Aug 182015

Sai Sircu, Night Sister

Friends of mine asked me to create a Night Sister costume, specifically that of Sai Sircu. They already had that costume, but it was made from way-too-shiny polyester satin, unstabilized so all parts were sort of floppy, and were therefore not happy with it; but they still loved the character, so a new costume with better materials was what they asked for.

I started by selecting fabric. The fabric that’s actually shown in the illustration seems to have a slight sheen, but is not shiny – in other words, more like what real word taffetta would be opposed to satin. It also seems sort of stiff – again, more like taffeta than satin.

I chose a double-sided (one side woven colored, the other side is woven black), therefore iridescent Duchesse Satin. Don’t be confused by the name; double-sided Duchesse satin has way more in common with taffeta than with satin, drape- and sheen- wise.

Color swatches for the costume – we chose „Apple“ (small swatch to the left) and Midnight Blue (large swatch to the right), as, compared to the illustration, those colors seemed to fit best. 

I started by draping a mockup for the base dress over my dress mannequin, then sketched down the precise placement of the draped fabric pieces on that mockup. That helped a lot with the placement for the pleated, draped fabric pieces.

The draped mockup on my dress mannequin, with the placement of the draped panels sketched down to it.

One problem I faced were the „loose“ panels which wrap around the hip.
Without any kind of stabilizer, those would just „flop down“ and, with gravity and movements, started to move and wrap all weird around the body – which doesn’t only look bad but can become quite uncomfortable.

My solution was to sew an almost invisible layer of ivory tulle behind the openings between those panels.

As you can probably see, you can only see, or rather „guess“ the tulle if you are REALLY close (as close as next to no one ever gets to a costume – the regular viewing distance is approximately ten feet); EXCEPT if you wear dark underwear beneath it. That, however, isn’t supposed to happen – the costume has to be worn with opaque tights or leggings; a-bit-lighter-than-skin-colored.

The tulle really just helps to keep those draped panels where they are supposed to be, all the time, so the person wearing the costume doesn’t have to worry about them. Similarly, dance costumes are „held in place“ if the actual fabric that you can see just seems to be in places where it could never, ever „hold“ the fabric to the body.

The wrapping of the colored pieces of fabric around the body is really, more or less, intuitive. You know, if the front wraps like „this“, the back can only wrap in certain ways.
It did help a lot to look at the way fabric wrapped around the body of other Night Sisters, though. From the intuitive way in combination with the way the fabric wraps on other Night Sisters, I developed the wrapping pattern for this costume.

This picture shows the wrapped dress from all sides.
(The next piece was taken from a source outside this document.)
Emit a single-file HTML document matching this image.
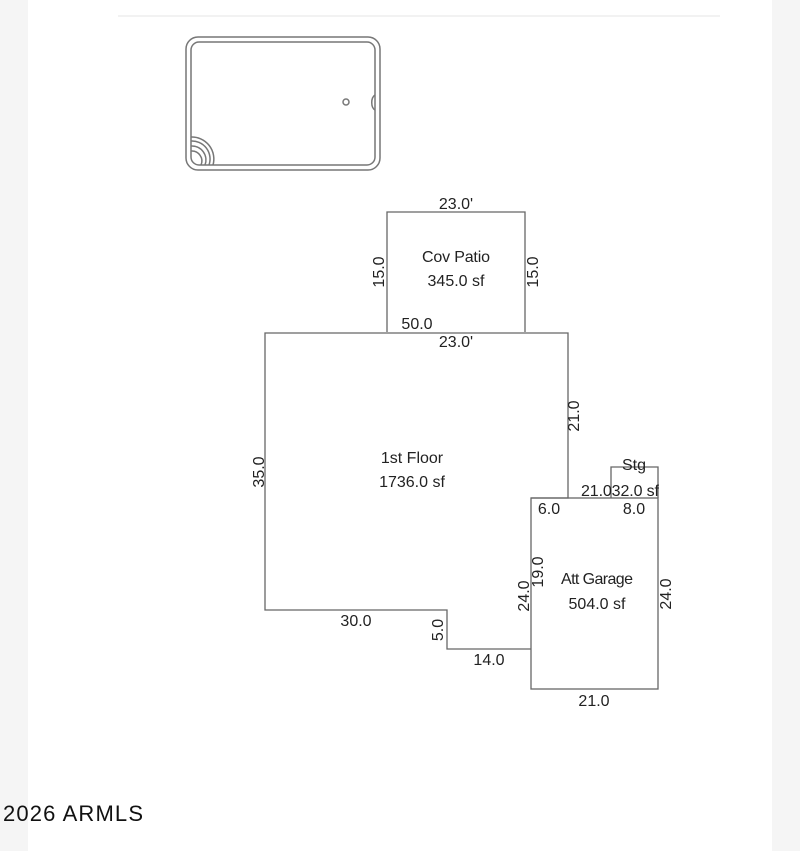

Again, as you can probably see, the tulle which stabilizes the side bottom draped panels is basically invisible.

 The draped panels are securely stitched to a solid base dress using invisible hand stitching. That makes sure that the draped panels will stay in place, no matter what happens.
The base dress closes at the side with a zipper.

The „cape“ and „spikes“ part was interesting to create.

I basically created a one-sided shoulder cloak, pleated at the shoulder; then added the „spike“ parts to it. They are stabilized with hat wire; so they’re not too stiff and can bend to be packed down, but are also lightweight. They also move with wind and body motion.

For the boots, I glued and sewed the Duchesse satin over a base of flat, overknee boots. That, combined with straps of fabric with a piece of rubber on the inside to prevent them from slipping, creates the illusion of „leg wraps“.